Conference abstracts

Session S07 - Finite Fields

July 29, 15:00 ~ 15:25

## Galois geometries and Random network coding

### Leo Storme

### Ghent University, Belgium - ls@cage.ugent.be

Presently, a new direction in coding theory, called Random network coding, receives a lot of attention.

In random network coding, information is transmitted through a network whose topology can vary. A classical example is a wireless network where users come and go.

R. Kotter and F. Kschischang proved in an inspiring article that a very good way of transmission is obtained in networks if subspace codes are used. Here, the codewords are $k$-dimensional vector subspaces of the $n$-dimensional vector space $V(n,q)$ over the finite field of order $q$.
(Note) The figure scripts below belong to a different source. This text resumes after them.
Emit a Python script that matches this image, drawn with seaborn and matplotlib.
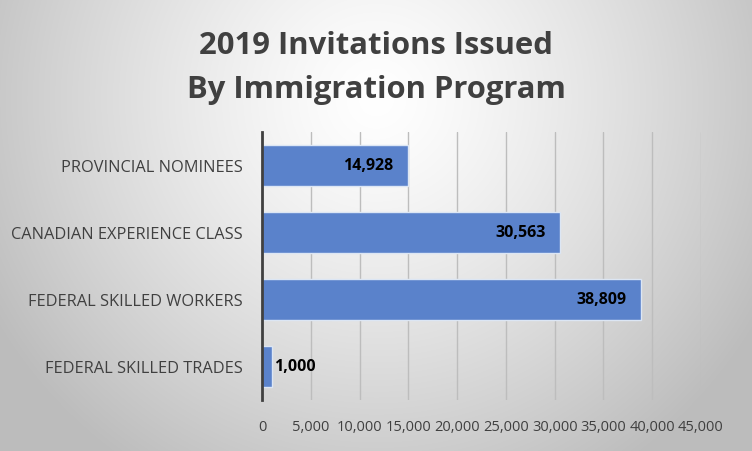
import numpy as np
import matplotlib
matplotlib.use("Agg")
import matplotlib.pyplot as plt
import seaborn as sns
import pandas as pd

categories = ["PROVINCIAL NOMINEES", "CANADIAN EXPERIENCE CLASS",
              "FEDERAL SKILLED WORKERS", "FEDERAL SKILLED TRADES"]
values = [14928, 30563, 38809, 1000]
tick_values = [0, 5000, 10000, 15000, 20000, 25000, 30000, 35000, 40000, 45000]
tick_labels = ["0", "5,000", "10,000", "15,000", "20,000", "25,000",
               "30,000", "35,000", "40,000", "45,000"]
title = "2019 Invitations Issued\nBy Immigration Program"

sns.set_theme(style="white")
plt.rcParams['font.family'] = ['Open Sans', 'DejaVu Sans']

W, H = 752, 452
fig = plt.figure(figsize=(W / 100, H / 100), dpi=100)

# radial gradient background
bg = fig.add_axes([0, 0, 1, 1], zorder=-10)
yy, xx = np.mgrid[0:H, 0:W]
cx, cy = 0.5 * W, 0.22 * H
r = np.sqrt(((xx - cx) / (0.62 * W)) ** 2 + ((yy - cy) / (0.62 * W)) ** 2)
g = np.clip(1.0 - 0.28 * r ** 1.3, 0.74, 1.0)
bg.imshow(np.dstack([g, g, g]), aspect='auto', extent=[0, 1, 0, 1], origin='upper')
bg.set_axis_off()

ax = fig.add_axes([262 / W, 1 - 401 / H, (701 - 262) / W, (401 - 133) / H])
ax.patch.set_alpha(0)

df = pd.DataFrame({"category": categories, "value": values})
sns.barplot(data=df, x="value", y="category", orient="h", ax=ax,
            color="#5a82cb", width=0.6, edgecolor="#dce6f4", linewidth=1.0,
            saturation=1, zorder=3)

ax.set_xlim(0, 45000)
ax.set_xticks(tick_values)
ax.set_xticklabels(tick_labels, fontsize=10.5, color="#404040")
ax.tick_params(axis='x', length=0, pad=14)
ax.tick_params(axis='y', length=0, pad=14, labelsize=11.8, labelcolor="#404040")
ax.set_xlabel("")
ax.set_ylabel("")
ax.xaxis.grid(True, color="#bdbdbd", linewidth=1.0, zorder=0)
ax.set_axisbelow(True)
for s in ["top", "right", "bottom"]:
    ax.spines[s].set_visible(False)
ax.spines["left"].set_color("#404040")
ax.spines["left"].set_linewidth(2.0)
ax.spines["left"].set_zorder(5)

for i, v in enumerate(values):
    lab = f"{v:,}"
    if v > 5000:
        ax.text(v - 1500, i, lab, ha="right", va="center", fontsize=11.5,
                fontweight="bold", color="black", zorder=6)
    else:
        ax.text(v + 250, i, lab, ha="left", va="center", fontsize=11.5,
                fontweight="bold", color="black", zorder=6)

fig.text(0.5, 1 - 68 / H, title, ha="center", va="center", fontsize=22.3,
         fontweight="bold", color="#404040", linespacing=1.6)

fig.savefig("out.png", dpi=100)
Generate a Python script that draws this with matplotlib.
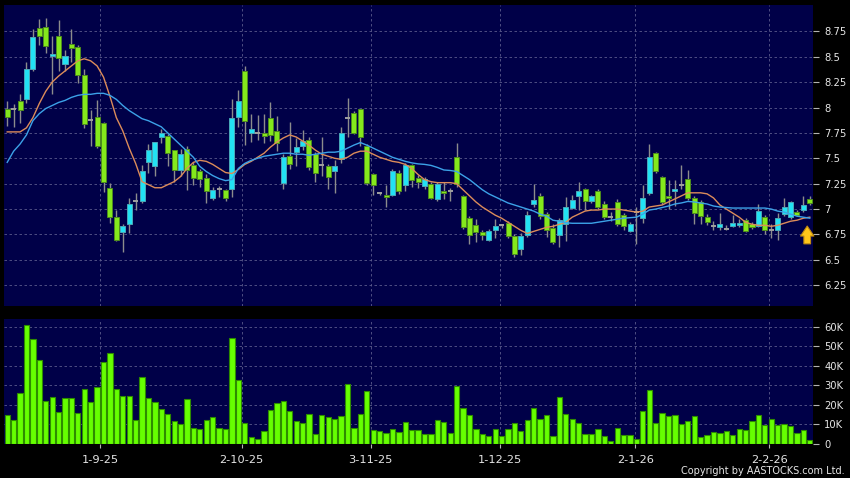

To transmit a codeword, i.e. a $k$-dimensional vector space, through the network, it is sufficient to transmit a basis of this $k$-dimensional vector space. But a $k$-dimensional subspace has different bases. Kotter and Kschischang proved that the transmission can be optimalized if the nodes in the network transmit linear combinations of the incoming basis vectors of the $k$-dimensional subspace which represents the codeword.

These ideas led to many new interesting problems in coding theory and in Galois geometries. For instance, it leads to the study of sets $C$ of $k$-dimensional subspaces of $V(n,q)$, where two different $k$-dimensional subspaces of $C$ pairwise intersect in at most a $t$-dimensional subspace, for some specified parameter $t$.

Since the $k$-dimensional subspaces of $V(n,q)$ define $(k-1)$-dimensional projective subspaces of the projective space PG$(n-1,q)$, this problem can also be investigated in a projective setting. Hence, Galois geometries can contribute to random network coding.

In this talk, we present a number of geometrical results on random network coding, thereby showing how Galois geometries can contribute to this new area in coding theory.